Casual dining concept franchise offers low fees, simple operation and strong ROI.

With the casual dining industry increasingly competitive, costly and complicated, Shannon R. Foust and his partners at Rooster’s say they have a simpler, lower cost solution — and they are starting to franchise it nationwide.

Foust, former president and CEO of Damon’s Grill until it was sold earlier this year, has been named president of Rooster’s Franchising, LLC, the new franchising arm of Rooster’s, Inc. Rooster’s, founded in Dayton, Ohio in 1989, currently operates 11 self-described “fun, casual joints” in Dayton and Columbus.

The full-service restaurant offers fresh chicken wings, salads, sandwiches, pizza and burgers, and has a full bar. “I have been impressed by Rooster’s for years, and I frequently ate at one near the Damon’s home office,” Foust said. “It’s a simple, low cost, value- oriented concept that is focused on profitability, and we believe it has unlimited potential.”

In creating its franchising plan, Rooster’s reduced the costs that drive up the price of developing and operating casual restaurants and cut into franchisees‘ profits. Rooster’s development fee of $10,000, franchise fee of $15,000 and 3.25 percent royalty fee are well below those of most other chains. Rooster’s has no national advertising fee, instead utilizing local restaurant marketing.
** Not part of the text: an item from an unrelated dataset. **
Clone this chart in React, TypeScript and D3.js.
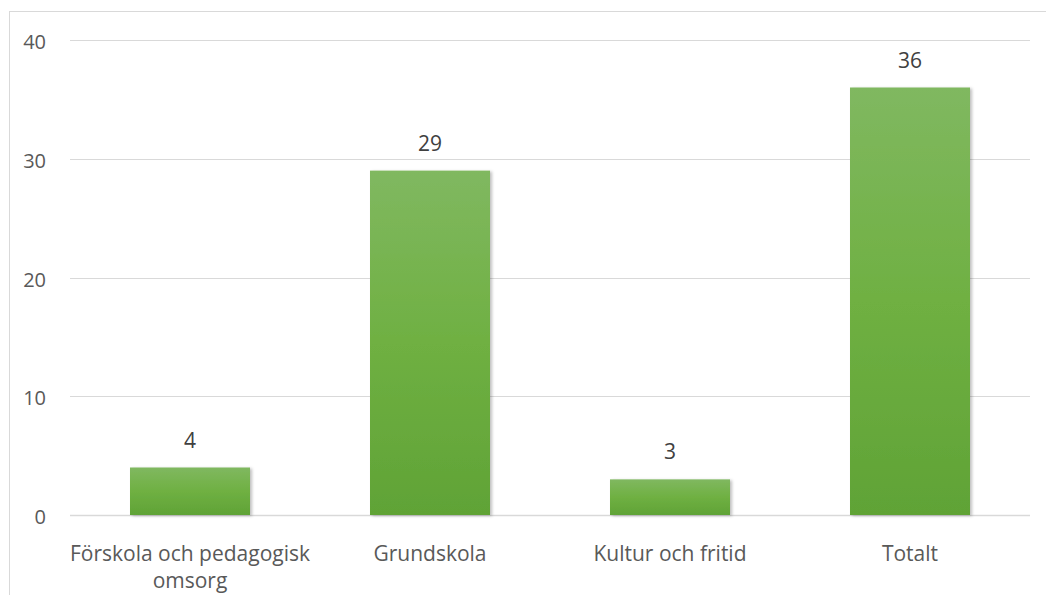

The chain‘s goal is for franchisees to achieve in excess of a two-to-one sales-to-investment ratio.
“Our approach is to find experienced operators and provide them with enough support to be successful, but let them do what they do best – market and operate great local restaurants,” said Dan Ponton, president of Rooster’s, Inc.

“Shannon’s many industry contacts and his years of experience as a franchisee, as well as a chain executive, give him a unique perspective on what franchisees want and need today to succeed.”
To keep costs down, franchisees will be required to convert existing restaurants to the Rooster’s concept, rather than build new locations.

In a move to keep corporate overhead low, no headquarters office is planned. Foust and other support personnel will work from home-based offices. “With the advances in telecommunications, there’s less need for a traditional corporate office, which is a big expense ultimately paid for by franchisees,” Foust said.

Foust noted that Rooster’s is already seeing interest from potential franchisees in several Midwest markets. The first franchising commitment is expected within 60 days. Rooster’s also is looking to add company restaurants in the central Ohio market and is looking at several sites.

How many Rooster’s restaurants do Foust and Ponton envision? “There is no magic number or timeline to hit,” Foust said. “Our goal is to bring in high quality business partners who fit with our brand and culture. If we do that, the growth and numbers will take care of themselves.”